Is Competitive Triple Play Bringing CATV MSO Prices Down?

Analysis of: Greenlight Prices Attract Customers | www.wilsontimes.com
This analysis is solely the work of the author. It has not been edited or endorsed by GLG.
Analysis By:
Joseph Upton, Pres/CEOJoseph Upton
Pres/CEO, Kabel-X USA
Implications: The pricing of CATV MSOs has been holding steady in the face of heavy intrusion from both RBOCs and other interlopers, such as CLECs and municipal broadband providers.  The main implication of this article and analysis is that perhaps we will begin to see price erosion on the  CATV MSO side shortly to maintain market share.

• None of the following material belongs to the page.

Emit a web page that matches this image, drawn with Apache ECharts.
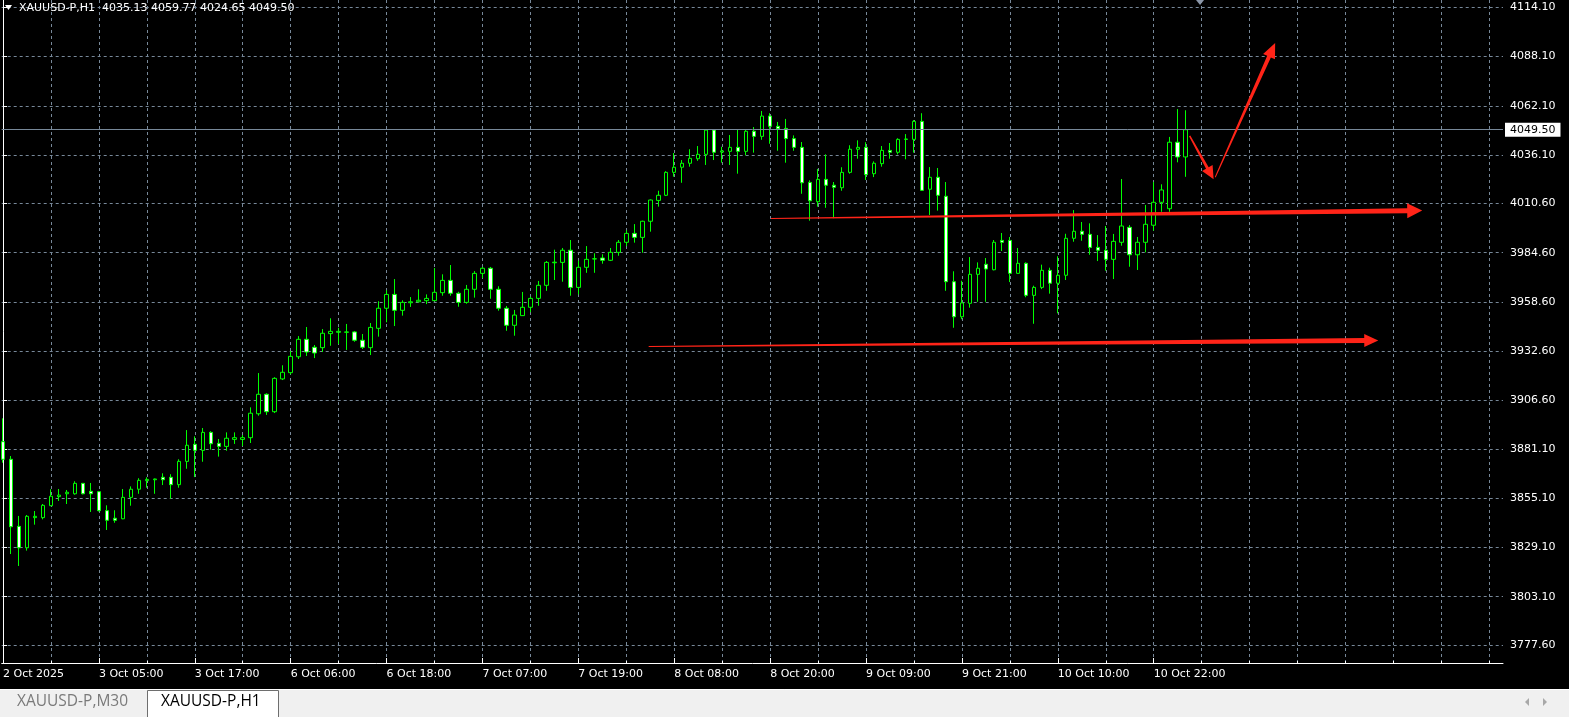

Analysis: Most of us that are not drooling, teething, or eating animal crackers have been through the telecom bubble or bust, call it what you will.  Post 2001, we all watched the fiber cable manufacturers chop headcount, lower prices (that are still tanked today), and make decisions in competitive bids to retain market share.  Bring yourself back to today and take a glance at the broadband pricing between the CATV MSOs, the RBOCs/RLECs, the CLECs (with their UNE-P pricing), and the municipal overbuilders such as Wilson, NC's Greenlight broadband service.  The referenced article lists many reasons that Wilson residents are changing from Time Warner Cable to the Greenlight muni broadband system.  Interestingly, the local telco is not even mentioned, whoever they may be.  Perhaps, from the article's viewpoint only, "price" appears to be paramount in the minds of the potential Greenlight customers. Sure, this is only the first neighborhood of the year long rollout of triple play, FTTH services, but it does point out that customer perception (true or imagined) is that Greenlight will offer significant-enough price reductions to allow Wilson jumpers to be saving money with the new muni system.  This gets us to thinking:  price vs services:  if the services are the same or close to the same level, then price appears to take over.  For a Wilson, NC muni, or an Xfone CLEC, or a Verizon FIOS to overbuild incumbent telcos and CATV MSOs, something must be happening with price.  It should be going down, not up.  For CATV MSOs to  continue to hold prices level as competition intrudes with similar or equal services, then to maintain market share, the CATV MSO prices must come down.  That, my friends is American competition at its best.  When or if it happens that is.